Which 5 systems Would you Choose?

Thank you to my investors that mentioned Payoff Matrix.

On 1/30/2018 at 9:34pm, I sent my investors a memo and charts for the next day. My investors are aware of how I qualify the market. When I sent the charts that night for trade date 1/31/2018, my investors were aware that the market at that point had flipped to a negative skew. They know how I qualify the market and what changed to give the market a negative skew. That negative skew remained intact for the next three days and my investors were made aware of that.

The night of the Super Bowl, I sent another memo to investors at 5:50pm before the futures opened that Sunday night. The negative skew remained. I sent a chart for Monday that night. They are aware by looking at the chart if the market has a negative skew. In the memo itself, here’s part of what I wrote that Sunday night for the next day Monday (the crash day). It’s not the entire memo but it’s part of the expectation: I wrote this about the ES.

“selling strength is a better choice” and “The market may go into trend mode. If it does don’t get in it’s way” and "negative bias ". Those are some of what was included in the memo Sunday Night for trade date Monday 2/05/2018.
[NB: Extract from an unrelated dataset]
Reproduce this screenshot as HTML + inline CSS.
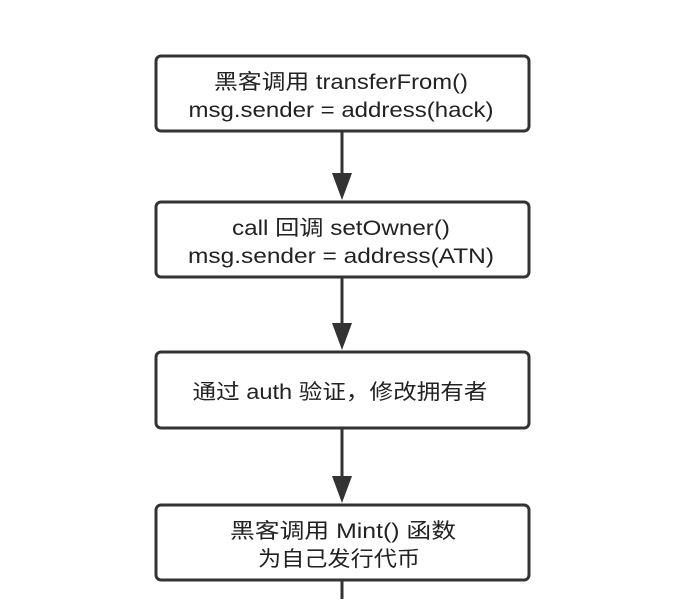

Yesterday a little over 10 minutes before the close, I informed investors of $3 billion dollars that needed to be sold in equities. One of my investors thanked me for that as he got out of longs he had yesterday. I’m sure he’s very happy today.

Last week I informed investors that pension funds needed to reallocate and sell $12 billion in U.S. equities and buy $24 billion in fixed income.

I also informed investors of a note that funds would need to reallocate and sell $70 billion worth of equities if the S&P 500 closed below 2700.

I’m keeping an eye out on the bond auction and we had a market move down that was dollar driven the other day (after Monday) that was due to the results of the bond auction. Investors were made aware of what was causing it.

The day of the crash I sent investors a memo at 9:59am on Monday 2/05/2018. Here’s part of it:
“ES is controlled by day traders right now. volume high and the book very thin.” and mentioned it’s still weak. I also included “NEWS: White House monitoring market sell off. White House concerned about market fall but confident about economy. just crossed wires.”

That day the DOW opened down almost 300 points. It rallied all the way to even from down 300. This is the time everyone was buying the market. If I had not sent that note, my investors may have been buying also. But I informed them that the market was still weak. It rallied all the way to even and crashed.

All that above isn’t luck that I stayed out of the market on 2/05/2018.

I also posted this below in another post. Here’s the quote:

In addition to that quote, I’ll add that I don’t focus on my “wins”. I focus on the quality of my decisions. I’m not afraid to take a loss and that’s why I use stops and have such strict risk management. To me, I don’t want the loss to linger. I want to move away from it as fast as possible and move on to the next trade. I look at facts always and always stay objective. I’ve never once said “I think”. The market doesn’t care what I think. Once you stay objective, you’re head is clear and you ONLY look at facts.

Sorry to post all this in your thread. But it’s important. Trading isn’t only looking at a chart and trying to guess the next move. You need to bring a 360 approach to trading. I don’t have a fear of missing out so I haven’t taken trades the last few days. The book in ES was so thin it was trading like the DAX and that’s unusual.

I almost had a trade yesterday in ES and/or CL. For oil I needed to wait for the inventory report to come out. Traders were caught off guard because they were positioned long due to the API report the night before. I also sent Investors a memo that they halted production at the Forties Pipeline. When the EIA report came out it was complete opposite and traders immediately had to liquidate. That’s why I don’t trade the news and make sure news is out before I take the trade. For ES I couldn’t get the risk/reward to work on 3 contracts. Even 1 contract the risk was too high and I skipped the trade.

My risk is 1% to 2% on average with an absolute 5% max risk of my capital. In dollar terms that means I risk on average $500 to $1000. That risk is the risk on the entire position not per contract. A stop is attached to every single order with no excuses why. Some of these guys that crashed and lost $50,000 or whatever crazy amount is insane to me. And it wasn’t all XIV guys. So for a guy to be in equity futures and lose that much is insane. Here’s some of the excuses they used about a stop before the crash:

“I’m an expert market timer”
“There’s really a stop but it’s on a server ready to kick in”
“I hedge”
“I’ll give you the stop tomorrow”

There’s no monkey business with Payoff Matrix. Every single order has a stop and it’s attached with the pending order. I send out a memo to investors informing them we have a pending order and the risk in dollar amount. My stops are only moved to protect profits. That means only in our favor. Once the initial stop is set, it never moves the other way. Investors know the risk UPFRONT of every single trade.

For me, my biggest fear isn’t getting stopped out. My biggest fear is not following my trading plan. That’s why I’m so focused on the risk because my trading plan is based entirely around risk management.

Thank you and sorry for the long post.